Opinion – Odin’s Eye

Some critics of the UK’s Strategic Defence and Security Review (SDSR) have been dismissed as the FOG – the Falklands Old Guard – but this is neither respectful nor fair to the men who won a great, but

unexpected victory, in difficult circumstances when even the UK’s allies – the USA among them – thought the task of regaining the Falklands in 1982 was impossible. Nor is it insensible to cite the Falkland War as a task, which can no longer be undertaken by British armed forces. The Falklands was an example of strategic shock: An unpredicted event at the strategic level, which surprises us and changes our political, financial and military priorities.

Seafarers UK

Even in the few months since SDSR was announced there have been several happenings with the potential for strategic shock (a topic that we have discussed here before). These include North Korea’s shelling of South Korea, the civil unrest in North Africa, Egypt and the wider Arab world, and the continuing world financial crisis. It is, by definition, harder to predict what strategic shocks may occur in the future, but, as Colin Gray has reminded us in his book, ‘Another Bloody Century’, there will be war of one sort or another. To meet these dangers, the UK’s Naval Staff is predicting change, yes, but change in straight-line, uniform ways.

By 2020, says the Naval Staff, the Royal Navy will boast all six Type 45 destroyers, be building Type 26 Global Combat Ships (GCS), have seven Astute Class SSNs, and the two QE Class carriers with the Carrier Variant (CV) of the F-35 stealth strike fighter. All are high-end capabilities and all rather modest in number and there are several risks. A major one is the atrophy of skills needed to operate one or two large fixed-wing carriers during the ten year gap in which the UK has no aircraft carriers, not just aviator skills, but the ship handling and the flight-deck skills, too. As commentaries elsewhere in this magazine indicate, the British fleet of the period 2011 to 2020 has been unwisely diminished by the SDSR, with serious force level problems and capability gaps. The SDSR – and there are further chapters of it still to be unveiled – has developed distinctly not to the Navy’s advantage and it is no good pretending otherwise.

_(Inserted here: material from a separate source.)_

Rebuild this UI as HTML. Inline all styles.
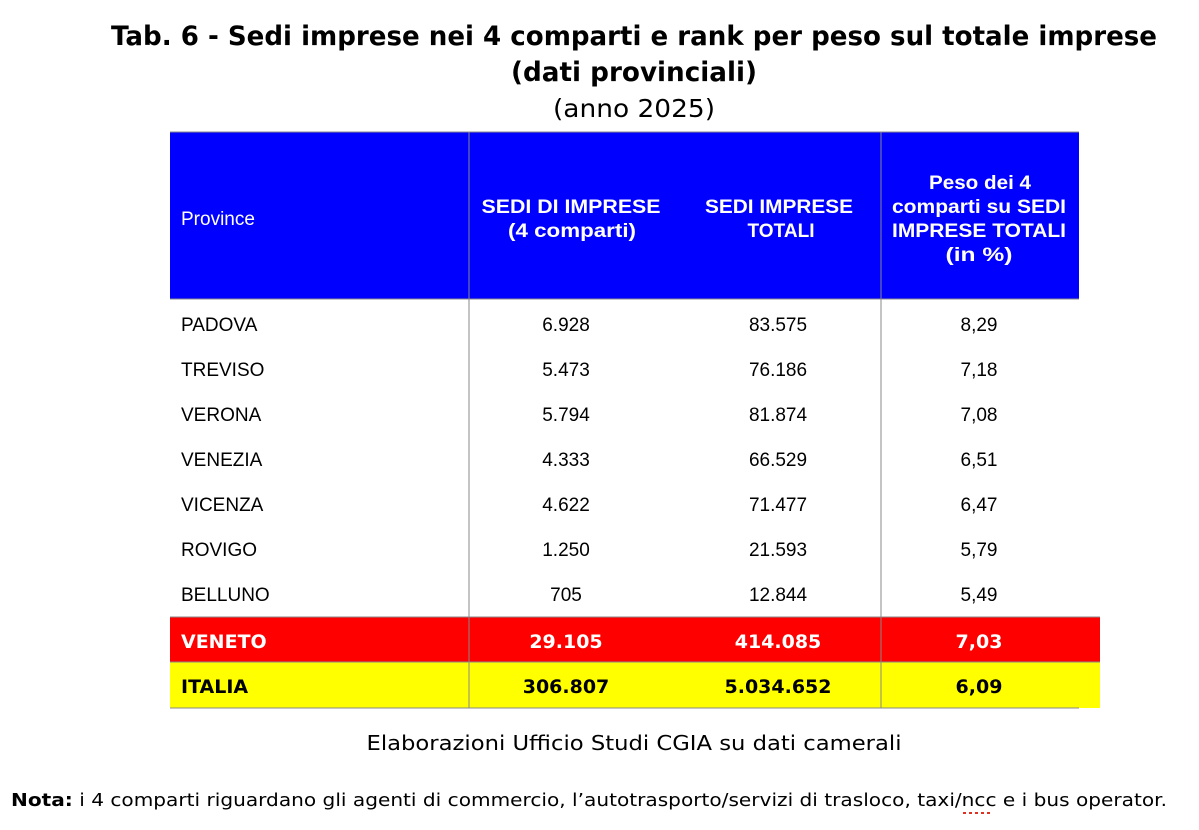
<!DOCTYPE html>
<html><head><meta charset="utf-8"><style>body{margin:0;background:#fff}svg{display:block}</style></head><body>
<svg width="1199" height="830" xmlns="http://www.w3.org/2000/svg" font-family="'DejaVu Sans','Liberation Sans',sans-serif">
<text x="634" y="45" text-anchor="middle" font-weight="bold" font-size="27" textLength="1046" lengthAdjust="spacingAndGlyphs">Tab. 6 - Sedi imprese nei 4 comparti e rank per peso sul totale imprese</text>
<text x="634" y="81" text-anchor="middle" font-weight="bold" font-size="27" textLength="246" lengthAdjust="spacingAndGlyphs">(dati provinciali)</text>
<text x="634" y="117" text-anchor="middle" font-size="25" textLength="162" lengthAdjust="spacingAndGlyphs">(anno 2025)</text>
<rect x="170" y="132" width="909" height="167" fill="#0000ff"/>
<line x1="170" y1="132" x2="1079" y2="132" stroke="#888"/>
<line x1="469" y1="132" x2="469" y2="617" stroke="#888"/>
<line x1="881" y1="132" x2="881" y2="617" stroke="#888"/>
<line x1="170" y1="299" x2="1079" y2="299" stroke="#888"/>
<g font-family="'Liberation Sans',sans-serif" fill="#fff" font-size="19">
<text x="181" y="225">Province</text>
<g font-weight="bold" text-anchor="middle" lengthAdjust="spacingAndGlyphs">
<text x="571" y="213" textLength="179" lengthAdjust="spacingAndGlyphs">SEDI DI IMPRESE</text><text x="572" y="237" textLength="128" lengthAdjust="spacingAndGlyphs">(4 comparti)</text>
<text x="779" y="213" textLength="148" lengthAdjust="spacingAndGlyphs">SEDI IMPRESE</text><text x="781" y="237" textLength="67" lengthAdjust="spacingAndGlyphs">TOTALI</text>
<text x="980" y="189" textLength="102" lengthAdjust="spacingAndGlyphs">Peso dei 4</text><text x="979" y="213" textLength="174" lengthAdjust="spacingAndGlyphs">comparti su SEDI</text><text x="979" y="237" textLength="174" lengthAdjust="spacingAndGlyphs">IMPRESE TOTALI</text><text x="979" y="261" textLength="67" lengthAdjust="spacingAndGlyphs">(in %)</text>
</g></g>
<g font-family="'Liberation Sans',sans-serif" font-size="19" fill="#000">
<g><text x="181" y="331">PADOVA</text><text x="181" y="376">TREVISO</text><text x="181" y="421">VERONA</text><text x="181" y="466">VENEZIA</text><text x="181" y="511">VICENZA</text><text x="181" y="556">ROVIGO</text><text x="181" y="601">BELLUNO</text></g>
<g text-anchor="middle">
<text x="566" y="331">6.928</text><text x="778" y="331">83.575</text><text x="979" y="331">8,29</text>
<text x="566" y="376">5.473</text><text x="778" y="376">76.186</text><text x="979" y="376">7,18</text>
<text x="566" y="421">5.794</text><text x="778" y="421">81.874</text><text x="979" y="421">7,08</text>
<text x="566" y="466">4.333</text><text x="778" y="466">66.529</text><text x="979" y="466">6,51</text>
<text x="566" y="511">4.622</text><text x="778" y="511">71.477</text><text x="979" y="511">6,47</text>
<text x="566" y="556">1.250</text><text x="778" y="556">21.593</text><text x="979" y="556">5,79</text>
<text x="566" y="601">705</text><text x="778" y="601">12.844</text><text x="979" y="601">5,49</text>
</g></g>
<rect x="170" y="617" width="930" height="45" fill="#ff0000"/>
<rect x="170" y="662" width="930" height="46" fill="#ffff00"/>
<line x1="170" y1="617" x2="1100" y2="617" stroke="#888"/>
<line x1="170" y1="662" x2="1100" y2="662" stroke="#888"/>
<line x1="170" y1="708" x2="1079" y2="708" stroke="#888"/>
<line x1="469" y1="617" x2="469" y2="708" stroke="#888"/>
<line x1="881" y1="617" x2="881" y2="708" stroke="#888"/>
<g font-family="'DejaVu Sans','Liberation Sans',sans-serif" font-size="19" font-weight="bold">
<g fill="#fff"><text x="181" y="648">VENETO</text><text x="566" y="648" text-anchor="middle">29.105</text><text x="778" y="648" text-anchor="middle">414.085</text><text x="979" y="648" text-anchor="middle">7,03</text></g>
<g fill="#000"><text x="181" y="693">ITALIA</text><text x="566" y="693" text-anchor="middle">306.807</text><text x="778" y="693" text-anchor="middle">5.034.652</text><text x="979" y="693" text-anchor="middle">6,09</text></g>
</g>
<text x="634" y="750" text-anchor="middle" font-size="20" textLength="535" lengthAdjust="spacingAndGlyphs">Elaborazioni Ufficio Studi CGIA su dati camerali</text>
<text x="11" y="806" font-size="17.5" textLength="1156" lengthAdjust="spacingAndGlyphs"><tspan font-weight="bold">Nota:</tspan> i 4 comparti riguardano gli agenti di commercio, l’autotrasporto/servizi di trasloco, taxi/ncc e i bus operator.</text>
<line x1="963" y1="813" x2="990" y2="813" stroke="#e03020" stroke-width="2" stroke-dasharray="3,3"/>
</svg>
</body></html>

This is Year Zero for the Royal Navy: Everything must be recalibrated and all options must be considered. The RN needs to rip it all up and start again. For example, why carry on with the F-35 when its unit costs are spiraling out of control and it won’t be ready until 2020? The former head of the Fleet Air Arm (FAA) Commodore Steve Jermy, suggested in this magazine a few editions ago that the UK Ministry of Defence (MoD) could buy F-18 Super Hornets to close the gap which has developed in the

naval fixed-wing aviation. He has shown how the F-18 solution could be cheaper, and even permanent, as well as giving the British a strike fighter – already being flown by RN aviators from US Navy carriers – to fly from the new HMS Queen Elizabeth from as soon as 2015. Elsewhere, Vice Admiral Jeremy Blackham and Professor Gwyn Prins have suggested the Royal Navy cannot afford the Type 26 if it is to cost, on present proposals, nearly as much as the Type 45. Unit costs for naval vessels are notoriously difficult to compare, given there are so many variables and accounting practices. Costs in the range of £210m (for the new Danish frigate) or £282-378m (for the Franco-Italian multi mission frigate) per unit seem a better option and both are modular, capable of being deployed in a variety of roles. They are also available now.


A follow-on Astute Class SSN armed with a new generation cruise missile might be a cheaper alternative to building a successor to the Vanguard Class SSBN and its replacement Trident missile system. We know there are good reasons a SSBN deterrent is best, but can the UK afford it? But, beyond the question of its material, the RN must look at itself. The Secretary of State for Defence, Dr Liam Fox, in his speech at the First Sea Lord’s conference last December, has shown himself one of the best proponents of the Naval Case, while the current First Sea Lord has said that the National Security Council’s choice of an “Adaptable Britain” global defence posture satisfies him that he scored points in favour of the Navy. However, we have to face the plain truth that the Navy, for whatever reason, lost the argument during the SDSR. Dr Fox said this in his speech: “The centrality of maritime power to Britain’s future is by no means accepted in every quarter … My support for the Royal Navy is not based on historical legacy or sentiment, but on a hard-headed assessment of the future needs of national security. And this is what we must concentrate on in the years ahead. Not on past glories, but on future value that the Navy can bring to UK security.” He also said: “This means not only setting out the case for sea power … but to demonstrate it to the British people regularly and to address the needs of the future by redefining the strategies of the past.” And that is why this is Year Zero for the Royal Navy. The whole Naval Case has to be recalibrated and then it must be communicated with clarity and simplicity, in plain language everybody can understand. The Navy must sell itself better.